To start, we measured laughs by time of day over a period of 24 hours, laughs per day over the past week, and how close teams are to achieving a daily “laugh quota.”
The second prototype used the output of the laugh detector to control the color and intensity of a Hue lightbulb. When there is a lot of laughter in a room, the light glows a bright yellow to mirror the warmth that laughter brings to a space. When there is less laughter, it transitions to a dim blue to help teams stay calm and focused. In this way, the environment responds to the activities and emotion of its inhabitants.
What if the smart systems we create could react not only to a user’s presence or interaction, but adapt to the user’s mood? How might we design smart systems or spaces that are emotionally responsive?
What if you could track your emotional health in the same way that you tracked your physical health?
We wanted to see how people would react to the laugh-bulb, so we got a few colleagues to sit down and test it out. The original plan was to play funny videos to stimulate laughter, but as soon as people sat down, they started joking so much, the videos were unnecessary.

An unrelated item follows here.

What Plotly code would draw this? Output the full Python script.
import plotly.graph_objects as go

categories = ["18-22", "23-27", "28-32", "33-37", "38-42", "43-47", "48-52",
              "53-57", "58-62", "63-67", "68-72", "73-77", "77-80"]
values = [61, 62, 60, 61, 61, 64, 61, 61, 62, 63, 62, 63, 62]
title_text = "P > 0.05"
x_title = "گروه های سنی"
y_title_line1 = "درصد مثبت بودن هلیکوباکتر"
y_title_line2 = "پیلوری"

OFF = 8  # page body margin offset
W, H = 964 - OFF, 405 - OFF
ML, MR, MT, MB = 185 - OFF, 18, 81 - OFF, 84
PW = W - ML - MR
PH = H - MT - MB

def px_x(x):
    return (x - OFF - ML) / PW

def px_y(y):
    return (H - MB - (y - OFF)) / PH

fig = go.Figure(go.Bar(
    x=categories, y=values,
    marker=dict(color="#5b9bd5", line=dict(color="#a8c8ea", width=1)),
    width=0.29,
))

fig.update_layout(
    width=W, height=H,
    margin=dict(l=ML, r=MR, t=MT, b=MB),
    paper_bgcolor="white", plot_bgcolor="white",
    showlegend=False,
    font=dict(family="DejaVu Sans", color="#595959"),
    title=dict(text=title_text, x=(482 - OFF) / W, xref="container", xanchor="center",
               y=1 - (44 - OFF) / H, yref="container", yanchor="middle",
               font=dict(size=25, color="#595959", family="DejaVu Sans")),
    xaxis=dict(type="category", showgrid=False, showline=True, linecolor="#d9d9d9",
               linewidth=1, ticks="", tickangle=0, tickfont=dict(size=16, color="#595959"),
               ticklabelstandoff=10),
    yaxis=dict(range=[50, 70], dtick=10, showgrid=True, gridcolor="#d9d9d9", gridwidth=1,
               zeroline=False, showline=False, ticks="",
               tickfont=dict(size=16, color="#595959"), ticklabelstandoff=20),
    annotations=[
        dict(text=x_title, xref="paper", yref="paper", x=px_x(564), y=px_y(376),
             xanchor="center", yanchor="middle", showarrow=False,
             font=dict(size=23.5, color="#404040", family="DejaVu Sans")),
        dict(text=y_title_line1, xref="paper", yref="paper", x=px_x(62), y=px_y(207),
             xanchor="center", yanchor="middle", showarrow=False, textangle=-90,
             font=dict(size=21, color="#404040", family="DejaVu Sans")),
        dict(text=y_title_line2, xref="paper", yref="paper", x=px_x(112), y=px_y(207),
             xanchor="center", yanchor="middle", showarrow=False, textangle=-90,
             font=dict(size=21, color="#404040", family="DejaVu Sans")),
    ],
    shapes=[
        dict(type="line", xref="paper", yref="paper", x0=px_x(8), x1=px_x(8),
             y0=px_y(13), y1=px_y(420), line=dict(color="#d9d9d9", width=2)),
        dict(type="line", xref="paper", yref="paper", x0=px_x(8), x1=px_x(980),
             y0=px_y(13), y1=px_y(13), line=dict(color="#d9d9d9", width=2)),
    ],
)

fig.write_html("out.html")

Laughter is a reinforcing behavior; when you laugh, the people around you laugh too, creating a virtuous cycle that can leave you laughing until you’re sore. Seeing the light grow brighter as the room fills with laughter adds energy to that cycle. The group that came in to test the laugh-bulb ended up laughing so much that you could hear them throughout the studio.
Testing the laugh-bulb prototype.
Next up, I’d love to put these prototypes in front of more people to see whether quantifying laughter can affect their mood. And I'm left wondering, which emotional or mental health signals could be measured and recorded next?
As more aspects of our lives are recorded, we are going to be able to quantify and improve our lives in ways we can’t yet imagine. Let’s design these systems not just to make us smarter, but to make us more joyful, too.